Responding to questions about loan demand from Committee Co-Chair Rep. Myron Dossett, R-Pembroke, Hayes said there are five or six applicants in queue who qualify for loans right now.

Luckily, he said, more loan funding is making its way back into the program.

“The money’s coming back in. We’ve added $275,000 in repayments. But there’s a pretty big demand for that small (loan),” said Hayes.

Three other programs showcased by Beeler today were Kentucky State University’s $5,000 agricultural mini-grant program, the non-profit Kentucky Center for Agriculture and Rural Development (KCARD)—supported in part by grants supported through KADF—and a youth program component of CAIP, or the County Agricultural Investment Program, also under KADF.
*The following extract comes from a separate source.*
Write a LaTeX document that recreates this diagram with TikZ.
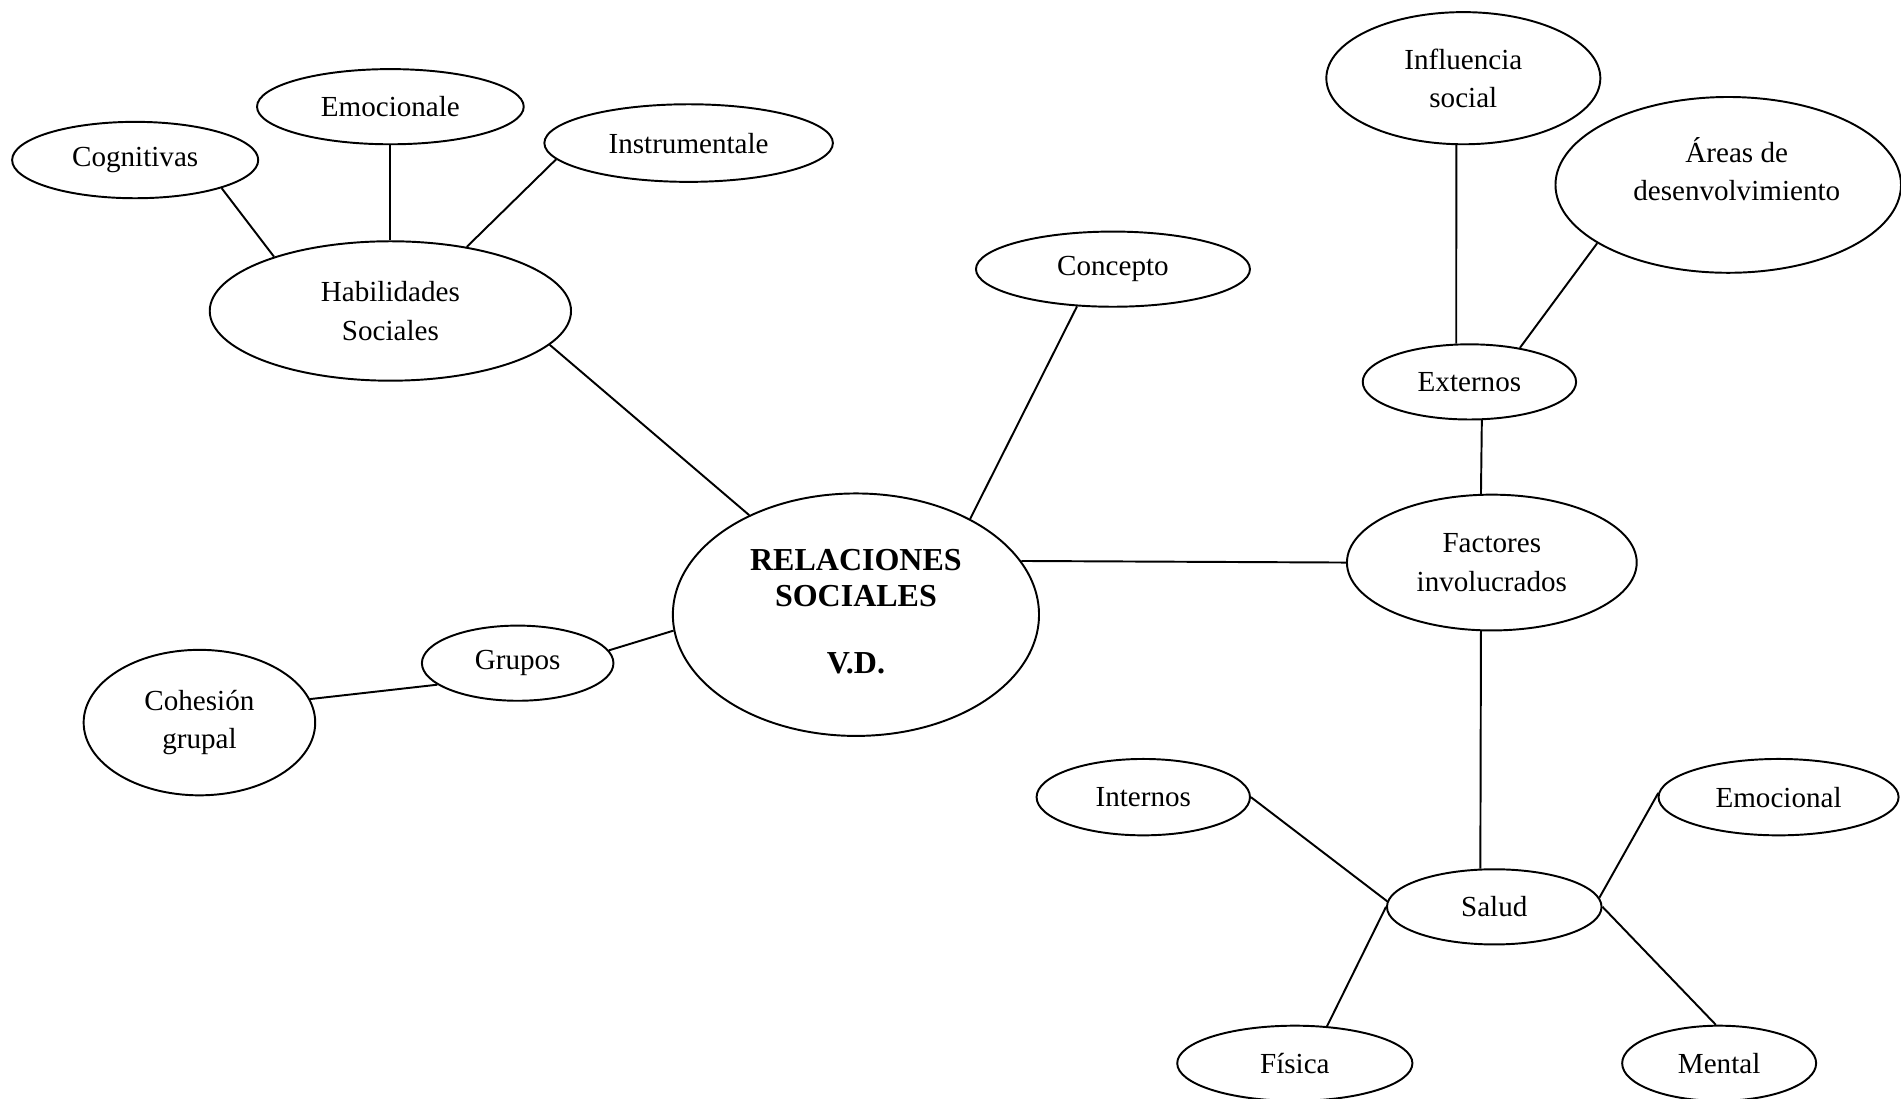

Beeler said “youth CAIP,” as he calls it, streamlines a county’s ability to use its share of the state’s tobacco settlement money for youth agricultural projects. Projects range from entering a country ham at the state fair to showing livestock, he said.

“So it’s working, it’s working,” said Beeler. “We continue to try and figure out how to make this money new again.”